Police have turned up the heat on controversial Lal Masjid supremo Abdul Aziz, issuing warrants for his arrest on Friday, following the registration of an FIR against the firebrand cleric for threatening civil society members who had protested against his refusal to condemn the Peshawar tragedy.
Police officers with whom Pakistan leading daily Dawn spoke to on Friday said that the government had already ordered the police to detain those who were included in the 4th Schedule of the Anti-Terrorism Act due to the tense situation, which had developed in the aftermath of the Army Public School massacre.

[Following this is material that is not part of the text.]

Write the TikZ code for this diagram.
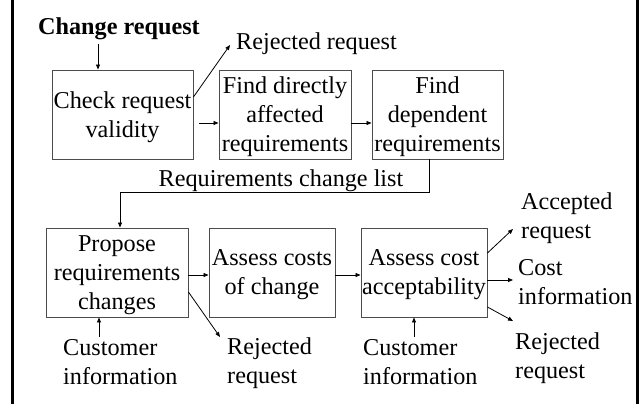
\documentclass[tikz,border=0pt]{standalone}
\usepackage{fontspec}
\setmainfont{Liberation Serif}
\usetikzlibrary{arrows.meta,calc}
\begin{document}
\begin{tikzpicture}[x=1pt,y=-1pt,
  every node/.style={inner sep=0pt, font=\fontsize{24.2}{29}\selectfont},
  box/.style={draw=black!70, line width=0.9pt, align=center, minimum height=89pt, text depth=0pt},
  lbl/.style={align=left},
  arr/.style={-{Triangle[length=5pt,width=4pt]}, line width=0.8pt},
  frame/.style={line width=3pt}
  ]
\useasboundingbox (0,0) rectangle (643,404);
\draw[frame] (12.5,0) -- (12.5,404);
\draw[frame] (637,0) -- (637,404);

\node[box, minimum width=141pt] (check) at (122.5,114.5) {Check request\\validity};
\node[box, minimum width=132pt] (direct) at (285,114.5) {Find directly\\affected\\requirements};
\node[box, minimum width=131pt] (dep) at (437.5,114.5) {Find\\dependent\\requirements};
\node[box, minimum width=142pt] (prop) at (117,272.5) {Propose\\requirements\\changes};
\node[box, minimum width=126pt] (cost) at (272,272.5) {Assess costs\\of change};
\node[box, minimum width=126pt] (acc) at (424,272.5) {Assess cost\\acceptability};

\node[font=\bfseries\fontsize{24.2}{29}\selectfont] (cr) at (119,29) {Change request};
\node[anchor=west] (rej1) at (236,44) {Rejected request};
\node (rcl) at (281,181) {Requirements change list};
\node[lbl, anchor=west] (cust1) at (63,362) {Customer\\information};
\node[lbl, anchor=west] (rej2) at (227,363.5) {Rejected\\request};
\node[lbl, anchor=west] (cust2) at (363,362) {Customer\\information};
\node[lbl, anchor=west] (accr) at (521,218) {Accepted\\request};
\node[lbl, anchor=west] (costi) at (518,282.5) {Cost\\information};
\node[lbl, anchor=west] (rej3) at (515,358) {Rejected\\request};

\draw[arr] ($(check.north)+(-24.5,-26)$) -- ($(check.north)+(-24.5,0)$);
\draw[arr] ($(check.east)+(0,-17.5)$) -- ($(rej1.west)+(-6,1)$);
\draw[arr] ($(check.east)+(6,8.5)$) -- ($(direct.west)+(0,8.5)$);
\draw[arr] ($(direct.east)+(0,8.5)$) -- ($(dep.west)+(0,8.5)$);
\draw[arr] ($(dep.south)+(-8.5,0)$) -- ++(0,33) -| ($(prop.north)+(3,0)$);
\draw[arr] ($(prop.east)+(0,2.5)$) -- ($(cost.west)+(0,2.5)$);
\draw[arr] ($(cost.east)+(0,2.5)$) -- ($(acc.west)+(0,2.5)$);
\draw[arr] ($(prop.east)+(0,19.5)$) -- ($(rej2.west)+(-7,-26.5)$);
\draw[arr] ($(cust1.west)+(36,-25)$) -- ($(prop.south)+(-18,0)$);
\draw[arr] ($(cust2.west)+(51,-25)$) -- ($(acc.south)+(-10,0)$);
\draw[arr] ($(acc.east)+(0,-19.5)$) -- ($(accr.west)+(-8,11)$);
\draw[arr] ($(acc.east)+(0,7.5)$) -- ($(costi.west)+(-5,-2.5)$);
\draw[arr] ($(acc.east)+(0,34.5)$) -- ($(rej3.west)+(-2,-37)$);
\end{tikzpicture}
\end{document}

However, police officers said they were finding it hard to implement the orders in the case of Abdul Aziz, and feared that his detention under the Maintenance of Public Order (MPO) may create a law and order situation. The cleric has already threatened to launch a countrywide protest if he is arrested, a claim he made during a Friday sermon delivered last week.
The officer refused to answer when Dawn asked whether the cleric was currently at his residence. Other officials, however, claimed that Aziz had moved out of his residence and was currently living elsewhere, ostensibly to delay his possible arrest.
Meanwhile, at least 55 militants were killed in airstrikes and a gun battle with ground forces in Pakistan's troubled northwest where the military launched a major offensive this year, officials said yesterday.
The army intensified its offensive after the massacre of 150 people in a school in Peshawar this month, a carnage which Pakistan described as its own "mini 9/11" and a game-changer in the fight against extremism.